Zugleich wird die Kunstsammlung der Universität Leipzig auch mit Erfolg in der kunsthistorischen Lehre eingesetzt. Die neuen Erkenntnisse gilt es in Form von Publikationen, Ausstellungen und Internetbeiträgen öffentlich zu machen.

Forschungsprojekte der Kustodie

zur Vergrößerungsansicht des Bildes: Bei der museumspädagogischen Arbeit im Paulinum stellen die Schüler selbständig die Epitaphien aus einzelnen Vorlagen zusammen.
Museumspädagogisches Angebot im Paulinum, Foto: Christine Hübner

Zu den grundlegenden Aufgaben der Kustodie gehört ferner die Vermittlung in all ihren Facetten. Wo immer möglich werden Kunstwerke öffentlich zugänglich gemacht. Zum einen wird das Einzelkunstwerk durch eine Objektbeschriftung erläutert. Zum anderen werden Kunstwerke nach Kräften in übergeordnete Zusammenhänge eingefügt. Die Dauerausstellung Kunstsammlung im Rektoratsgebäude, Wechselausstellungen in der Galerie im Neuen Augusteum sowie die Präsentation Kunst auf dem Campus am Augustusplatz eröffnen Besuchern vielfältige Möglichkeiten, den Kunstbesitz der Universität vor Ort zu erkunden. Auch in der Universitätsbibliothek und dem Campus Jahnallee sind zahlreiche Kunstwerke aufgestellt. Eine Objektdatenbank im Internet eröffnet einen digitalen Zugang mit weitreichenden Recherchemöglichkeiten. Zu einzelnen Ausstellungs- und Restaurierungsprojekten werden größere und kleinere Publikationen erstellt, um die Werke in den wissenschaftlichen Diskurs einzubringen. Zugleich werden öffentliche Vorträge, Führungen andere Veranstaltungen angeboten. Museumspädagogische Angebote erläutern interessierten Besuchern Hintergründe und Zusammenhänge der Kunstobjekte.

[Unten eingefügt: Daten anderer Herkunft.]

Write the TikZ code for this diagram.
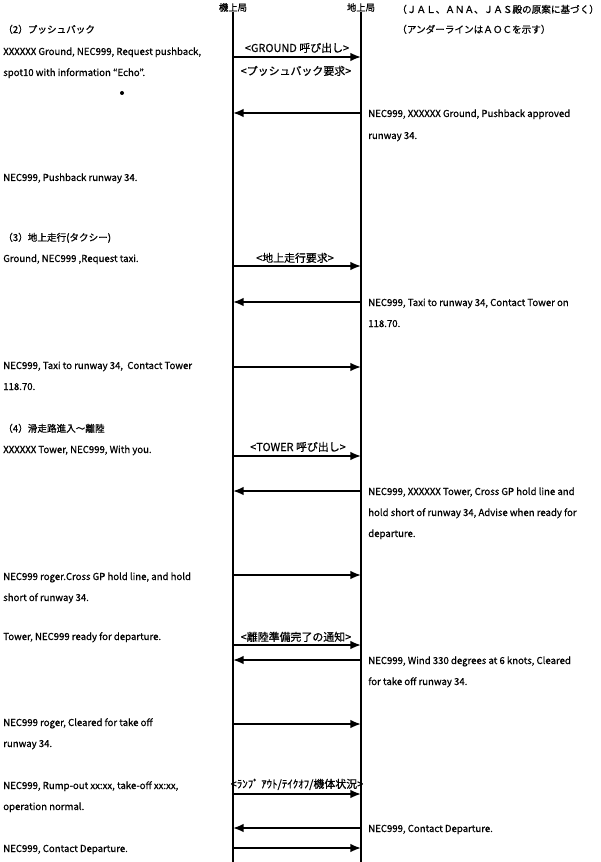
\documentclass[tikz,border=0pt]{standalone}
\usepackage{fontspec}
\setmainfont{Noto Sans CJK JP}[FakeBold=0.7]
\usetikzlibrary{arrows.meta}

\begin{document}
\begin{tikzpicture}[x=0.75pt,y=-0.75pt,
  txt/.style={anchor=base west,inner sep=0pt,font=\fontsize{7.2pt}{8pt}\selectfont},
  lbl/.style={anchor=base,inner sep=0pt,font=\fontsize{8.2pt}{9pt}\selectfont},
  head/.style={anchor=base,inner sep=0pt,font=\fontsize{7pt}{8pt}\selectfont},
  life/.style={line width=1.2pt},
  sig/.style={line width=1.4pt,-{Latex[length=8pt,width=6.5pt]}}]

\useasboundingbox (0,0) rectangle (600,862);

% Stations
\node[head] (air) at (233,11) {機上局};
\node[head] (gnd) at (361,11) {地上局};
\node[txt] (note1) at (397,13) {（ＪＡＬ、ＡＮＡ、ＪＡＳ殿の原案に基づく）};
\node[txt] (note2) at (397,33) {（アンダーラインはＡＯＣを示す）};

% Lifelines
\draw[life] (air.south) -- (air.south |- 0,862);
\draw[life] (gnd.south) -- (gnd.south |- 0,862);

% (2) Pushback
\node[txt] (h2) at (3,33) {（2）プッシュバック};
\node[txt] (m1a) at (3,55) {XXXXXX Ground, NEC999, Request pushback,};
\node[txt] (m1b) at (3,76) {spot10 with information “Echo”.};
\fill (122,93) circle (2);
\node[lbl] (l1) at (297,52) {<GROUND 呼び出し>};
\draw[sig] (air |- 0,57) -- (gnd |- 0,57);
\node[lbl] (l2) at (296,75) {<プッシュバック要求>};

\draw[sig] (gnd |- 0,113) -- (air |- 0,113);
\node[txt] (m2a) at (368,117) {NEC999, XXXXXX Ground, Pushback approved};
\node[txt] (m2b) at (368,139) {runway 34.};

\node[txt] (m3) at (3,181) {NEC999, Pushback runway 34.};

% (3) Taxi
\node[txt] (h3) at (3,241) {（3）地上走行(タクシー)};
\node[txt] (m4) at (3,262) {Ground, NEC999 ,Request taxi.};
\node[lbl] (l3) at (295,262) {<地上走行要求>};
\draw[sig] (air |- 0,266) -- (gnd |- 0,266);

\draw[sig] (gnd |- 0,302) -- (air |- 0,302);
\node[txt] (m5a) at (368,306) {NEC999, Taxi to runway 34, Contact Tower on};
\node[txt] (m5b) at (368,327) {118.70.};

\node[txt] (m6a) at (3,369) {NEC999, Taxi to runway 34,\ \ Contact Tower};
\node[txt] (m6b) at (3,390) {118.70.};
\draw[sig] (air |- 0,367) -- (gnd |- 0,367);

% (4) Line up - take off
\node[txt] (h4) at (3,432) {（4）滑走路進入～離陸};
\node[txt] (m7) at (3,453) {XXXXXX Tower, NEC999, With you.};
\node[lbl] (l4) at (298,451) {<TOWER 呼び出し>};
\draw[sig] (air |- 0,456) -- (gnd |- 0,456);

\draw[sig] (gnd |- 0,491) -- (air |- 0,491);
\node[txt] (m8a) at (368,495) {NEC999, XXXXXX Tower, Cross GP hold line and};
\node[txt] (m8b) at (368,516) {hold short of runway 34, Advise when ready for};
\node[txt] (m8c) at (368,537) {departure.};

\node[txt] (m9a) at (3,580) {NEC999 roger.Cross GP hold line, and hold};
\node[txt] (m9b) at (3,601) {short of runway 34.};
\draw[sig] (air |- 0,575) -- (gnd |- 0,575);

\node[txt] (m10) at (3,640) {Tower, NEC999 ready for departure.};
\node[lbl] (l5) at (296,641) {<離陸準備完了の通知>};
\draw[sig] (air |- 0,645) -- (gnd |- 0,645);

\draw[sig] (gnd |- 0,660) -- (air |- 0,660);
\node[txt] (m11a) at (368,664) {NEC999, Wind 330 degrees at 6 knots, Cleared};
\node[txt] (m11b) at (368,685) {for take off runway 34.};

\node[txt] (m12a) at (3,726) {NEC999 roger, Cleared for take off};
\node[txt] (m12b) at (3,747) {runway 34.};
\draw[sig] (air |- 0,724) -- (gnd |- 0,724);

\node[txt] (m13a) at (3,789) {NEC999, Rump-out xx:xx, take-off xx:xx,};
\node[txt] (m13b) at (3,810) {operation normal.};
\node[lbl] (l6) at (297,788) {<ﾗﾝﾌﾟ ｱｳﾄ/ﾃｲｸｵﾌ/機体状況>};
\draw[sig] (air |- 0,794) -- (gnd |- 0,794);

\draw[sig] (gnd |- 0,828) -- (air |- 0,828);
\node[txt] (m14) at (368,832) {NEC999, Contact Departure.};

\node[txt] (m15) at (3,852) {NEC999, Contact Departure.};
\draw[sig] (air |- 0,848) -- (gnd |- 0,848);

\end{tikzpicture}
\end{document}
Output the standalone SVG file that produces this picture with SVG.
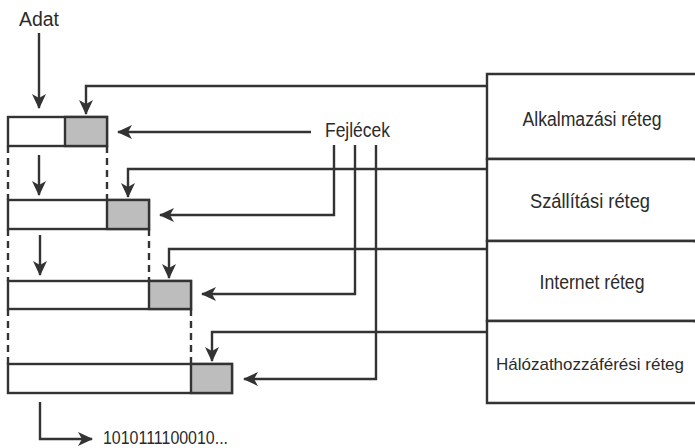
<svg xmlns="http://www.w3.org/2000/svg" width="695" height="448" viewBox="0 0 695 448">
<style>
  .ln{fill:none;stroke:#333;stroke-width:2.4}
  .arr{fill:none;stroke:#333;stroke-width:2.4;marker-end:url(#ah)}
  .dash{fill:none;stroke:#333;stroke-width:2.4;stroke-dasharray:7 5}
  .box{fill:#fff;stroke:#333;stroke-width:2.4}
  .hdr{fill:#bdbdbd;stroke:#333;stroke-width:2.4}
  .bg{fill:#fff;stroke:none}
  .t{font-family:"Liberation Sans",Arial,sans-serif;font-size:20px;fill:#2b2b2b}
  .c{text-anchor:middle}
</style>
<defs>
  <marker id="ah" viewBox="0 0 15 14" refX="14" refY="7" markerWidth="15" markerHeight="14" markerUnits="userSpaceOnUse" orient="auto">
    <path d="M0,0 L15,7 L0,14 L4,7 z" fill="#333"/>
  </marker>
</defs>

<g id="layers">
  <g id="layer-app">
    <rect class="bg" x="487" y="74" width="206" height="85"/>
    <path class="ln" d="M695,74 H487 V159 H695"/>
    <text class="t c" x="592" y="126" textLength="139" lengthAdjust="spacingAndGlyphs">Alkalmazási réteg</text>
  </g>
  <g id="layer-transport">
    <rect class="bg" x="487" y="159" width="206" height="82"/>
    <path class="ln" d="M695,159 H487 V241 H695"/>
    <text class="t c" x="590" y="208" textLength="120" lengthAdjust="spacingAndGlyphs">Szállítási réteg</text>
  </g>
  <g id="layer-internet">
    <rect class="bg" x="487" y="241" width="206" height="80"/>
    <path class="ln" d="M695,241 H487 V321 H695"/>
    <text class="t c" x="592" y="289" textLength="105" lengthAdjust="spacingAndGlyphs">Internet réteg</text>
  </g>
  <g id="layer-link">
    <rect class="bg" x="487" y="321" width="206" height="82"/>
    <path class="ln" d="M695,321 H487 V403 H695"/>
    <text class="t c" x="590" y="370" style="font-size:17px">Hálózathozzáférési réteg</text>
  </g>
</g>

<g id="packets">
  <g id="packet-1">
    <rect class="box" x="8" y="117" width="99" height="29"/>
    <rect class="hdr" x="65" y="117" width="42" height="29"/>
  </g>
  <g id="packet-2">
    <rect class="box" x="8" y="200" width="141" height="29"/>
    <rect class="hdr" x="107" y="200" width="42" height="29"/>
  </g>
  <g id="packet-3">
    <rect class="box" x="8" y="281" width="183" height="28"/>
    <rect class="hdr" x="149" y="281" width="42" height="28"/>
  </g>
  <g id="packet-4">
    <rect class="box" x="8" y="364" width="224" height="29"/>
    <rect class="hdr" x="191" y="364" width="41" height="29"/>
  </g>
</g>

<g id="label-adat">
  <text class="t" x="19" y="26" textLength="40" lengthAdjust="spacingAndGlyphs">Adat</text>
</g>
<g id="label-fejlecek">
  <text class="t" x="325" y="137" textLength="65" lengthAdjust="spacingAndGlyphs">Fejlécek</text>
</g>
<g id="label-bits">
  <text class="t" x="103" y="444" style="font-size:18px" textLength="125" lengthAdjust="spacingAndGlyphs">1010111100010...</text>
</g>

<g id="connectors">
  <!-- data flow down -->
  <path class="arr" d="M39,33 V108"/>
  <path class="arr" d="M39,155 V195"/>
  <path class="arr" d="M40,235 V275"/>
  <path class="arr" d="M40,402 V439 H92"/>
  <!-- dashed alignment lines -->
  <path class="dash" d="M8,146 V200"/>
  <path class="dash" d="M107,146 V200"/>
  <path class="dash" d="M8,229 V281"/>
  <path class="dash" d="M149,229 V281"/>
  <path class="dash" d="M8,309 V364"/>
  <path class="dash" d="M191,309 V364"/>
  <!-- layers to headers -->
  <path class="arr" d="M487,86 H86 V114"/>
  <path class="arr" d="M487,169 H128 V197"/>
  <path class="arr" d="M487,249 H169 V278"/>
  <path class="arr" d="M487,332 H212 V361"/>
  <!-- Fejlécek to packets -->
  <path class="arr" d="M311,132 H118"/>
  <path class="arr" d="M334,145 V215 H160"/>
  <path class="arr" d="M355,145 V294 H202"/>
  <path class="arr" d="M376,145 V379 H244"/>
</g>
</svg>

Außerdem hat die Sammlung ein großes Potenzial als kunsthistorische Lehrsammlung. Daher wirken Mitarbeiter der Kustodie intensiv in der Lehre des Instituts für Kunstgeschichte mit. Ziel ist es, die Studierenden in Form von Seminaren und praktischen Übungen an das originale Kunstwerk heranzuführen und praxisorientierte Einblicke in das Berufsfeld Museum zu vermitteln.

Neben Dauer- und Sonderausstellungen an unseren verschiedenen Standorten und zu verschiedensten Themen, bieten wir zusätzlich vermehrt digitale Vermittlungsformate an.

Auf dem Youtube-Channel der Universität Leipzig, auf unserem eigenen Youtube-Channel der Kustodie, unserem Instagram-Account und unserer Facebook-Seite präsentieren wir einzelne Sammlungsobjekte, berichten über Neuigkeiten und geben mit Formaten wie der Reihe "Mein Lieblingsepitaph" besondere Einblicke in die Kunstsammlung der Universität Leipzig.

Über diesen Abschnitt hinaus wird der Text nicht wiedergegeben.